WHAT IS REQUIRED
Restate each line of the listing exactly, without carrying over any pictures.
start PROVIDED DATA
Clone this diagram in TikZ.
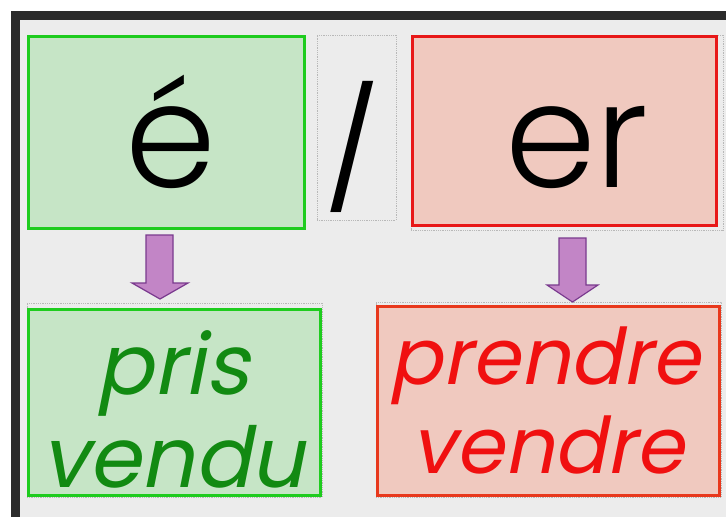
\documentclass[tikz,border=0pt]{standalone}
\usepackage{fontspec}
\setmainfont{Poppins}
\newfontfamily\lightfont{Poppins Light}
\newfontfamily\oblfont[FakeSlant=0.2]{Poppins}
\definecolor{framec}{HTML}{2B2B2B}
\definecolor{bgc}{HTML}{ECECEC}
\definecolor{gfill}{HTML}{C6E5C6}
\definecolor{gline}{HTML}{1ECC1E}
\definecolor{gtext}{HTML}{128A12}
\definecolor{rfill}{HTML}{F0C9BF}
\definecolor{rline}{HTML}{E81818}
\definecolor{rline2}{HTML}{E8381C}
\definecolor{rtext}{HTML}{F01010}
\definecolor{afill}{HTML}{C285C6}
\definecolor{aline}{HTML}{7A3A8E}
\definecolor{dotc}{HTML}{B8B8B8}
\begin{document}
\begin{tikzpicture}[x=1pt,y=-1pt,
  gbox/.style={draw=gline,fill=gfill,line width=3pt,rectangle,inner sep=0pt},
  rbox/.style={draw=rline,fill=rfill,line width=3pt,rectangle,inner sep=0pt},
  selbox/.style={draw=dotc,densely dotted,line width=0.8pt,rectangle,inner sep=0pt},
  bigtxt/.style={anchor=base,inner sep=0pt,font=\lightfont\fontsize{146}{146}\selectfont},
  gtxt/.style={anchor=base,inner sep=0pt,text=gtext,font=\oblfont\fontsize{84}{84}\selectfont},
  rtxt/.style={anchor=base,inner sep=0pt,text=rtext,font=\oblfont\fontsize{78}{78}\selectfont},
  blockarrow/.style={fill=afill,draw=aline,line width=1.2pt,line join=miter}]
\useasboundingbox (0,0) rectangle (726,517);
\fill[white] (0,0) rectangle (726,517);
\fill[framec] (11,11) rectangle (726,517);
\fill[bgc] (20,20) rectangle (726,517);
% selection frames
\node[selbox,minimum width=79pt,minimum height=185pt] (slashbox) at (356.5,127.5) {};
\node[selbox,minimum width=312pt,minimum height=195pt] (rsel) at (567,132.5) {};
\node[selbox,minimum width=295pt,minimum height=194pt] (gsel2) at (174.5,400) {};
\node[selbox,minimum width=345pt,minimum height=195pt] (rsel2) at (548.5,399.5) {};
% boxes
\node[gbox,minimum width=276pt,minimum height=192pt] (ebox) at (166.5,132.5) {};
\node[rbox,minimum width=304pt,minimum height=189pt] (erbox) at (564.5,131) {};
\node[gbox,minimum width=292pt,minimum height=186pt,line width=2.5pt] (gbox2) at (174.5,402.5) {};
\node[rbox,draw=rline2,minimum width=342pt,minimum height=189pt,line width=2.5pt] (rbox2) at (548.5,401) {};
% texts
\node[bigtxt] (etxt) at (171,187) {é};
\node[bigtxt,font=\fontsize{118}{118}\selectfont] (slash) at (353,192) {/};
\node[bigtxt] (ertxt) at (577,187) {er};
\node[gtxt] (pris) at (173,394) {pris};
\node[gtxt] (vendu) at (173,487) {vendu};
\node[rtxt] (prendre) at (545,384) {prendre};
\node[rtxt] (vendre) at (548,473) {vendre};
% arrows
\draw[blockarrow] (146,235) -- (173,235) -- (173,283) -- (188,283) -- (160,299) -- (132,283) -- (146,283) -- cycle;
\draw[blockarrow] (559,238) -- (586,238) -- (586,285) -- (598,285) -- (572.5,302) -- (547,285) -- (559,285) -- cycle;
\end{tikzpicture}
\end{document}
end PROVIDED DATA
WRITTEN RESPONSE
Clone this diagram in TikZ.
\documentclass[tikz,border=0pt]{standalone}
\usepackage{fontspec}
\setmainfont{Poppins}
\newfontfamily\lightfont{Poppins Light}
\newfontfamily\oblfont[FakeSlant=0.2]{Poppins}
\definecolor{framec}{HTML}{2B2B2B}
\definecolor{bgc}{HTML}{ECECEC}
\definecolor{gfill}{HTML}{C6E5C6}
\definecolor{gline}{HTML}{1ECC1E}
\definecolor{gtext}{HTML}{128A12}
\definecolor{rfill}{HTML}{F0C9BF}
\definecolor{rline}{HTML}{E81818}
\definecolor{rline2}{HTML}{E8381C}
\definecolor{rtext}{HTML}{F01010}
\definecolor{afill}{HTML}{C285C6}
\definecolor{aline}{HTML}{7A3A8E}
\definecolor{dotc}{HTML}{B8B8B8}
\begin{document}
\begin{tikzpicture}[x=1pt,y=-1pt,
  gbox/.style={draw=gline,fill=gfill,line width=3pt,rectangle,inner sep=0pt},
  rbox/.style={draw=rline,fill=rfill,line width=3pt,rectangle,inner sep=0pt},
  selbox/.style={draw=dotc,densely dotted,line width=0.8pt,rectangle,inner sep=0pt},
  bigtxt/.style={anchor=base,inner sep=0pt,font=\lightfont\fontsize{146}{146}\selectfont},
  gtxt/.style={anchor=base,inner sep=0pt,text=gtext,font=\oblfont\fontsize{84}{84}\selectfont},
  rtxt/.style={anchor=base,inner sep=0pt,text=rtext,font=\oblfont\fontsize{78}{78}\selectfont},
  blockarrow/.style={fill=afill,draw=aline,line width=1.2pt,line join=miter}]
\useasboundingbox (0,0) rectangle (726,517);
\fill[white] (0,0) rectangle (726,517);
\fill[framec] (11,11) rectangle (726,517);
\fill[bgc] (20,20) rectangle (726,517);
% selection frames
\node[selbox,minimum width=79pt,minimum height=185pt] (slashbox) at (356.5,127.5) {};
\node[selbox,minimum width=312pt,minimum height=195pt] (rsel) at (567,132.5) {};
\node[selbox,minimum width=295pt,minimum height=194pt] (gsel2) at (174.5,400) {};
\node[selbox,minimum width=345pt,minimum height=195pt] (rsel2) at (548.5,399.5) {};
% boxes
\node[gbox,minimum width=276pt,minimum height=192pt] (ebox) at (166.5,132.5) {};
\node[rbox,minimum width=304pt,minimum height=189pt] (erbox) at (564.5,131) {};
\node[gbox,minimum width=292pt,minimum height=186pt,line width=2.5pt] (gbox2) at (174.5,402.5) {};
\node[rbox,draw=rline2,minimum width=342pt,minimum height=189pt,line width=2.5pt] (rbox2) at (548.5,401) {};
% texts
\node[bigtxt] (etxt) at (171,187) {é};
\node[bigtxt,font=\fontsize{118}{118}\selectfont] (slash) at (353,192) {/};
\node[bigtxt] (ertxt) at (577,187) {er};
\node[gtxt] (pris) at (173,394) {pris};
\node[gtxt] (vendu) at (173,487) {vendu};
\node[rtxt] (prendre) at (545,384) {prendre};
\node[rtxt] (vendre) at (548,473) {vendre};
% arrows
\draw[blockarrow] (146,235) -- (173,235) -- (173,283) -- (188,283) -- (160,299) -- (132,283) -- (146,283) -- cycle;
\draw[blockarrow] (559,238) -- (586,238) -- (586,285) -- (598,285) -- (572.5,302) -- (547,285) -- (559,285) -- cycle;
\end{tikzpicture}
\end{document}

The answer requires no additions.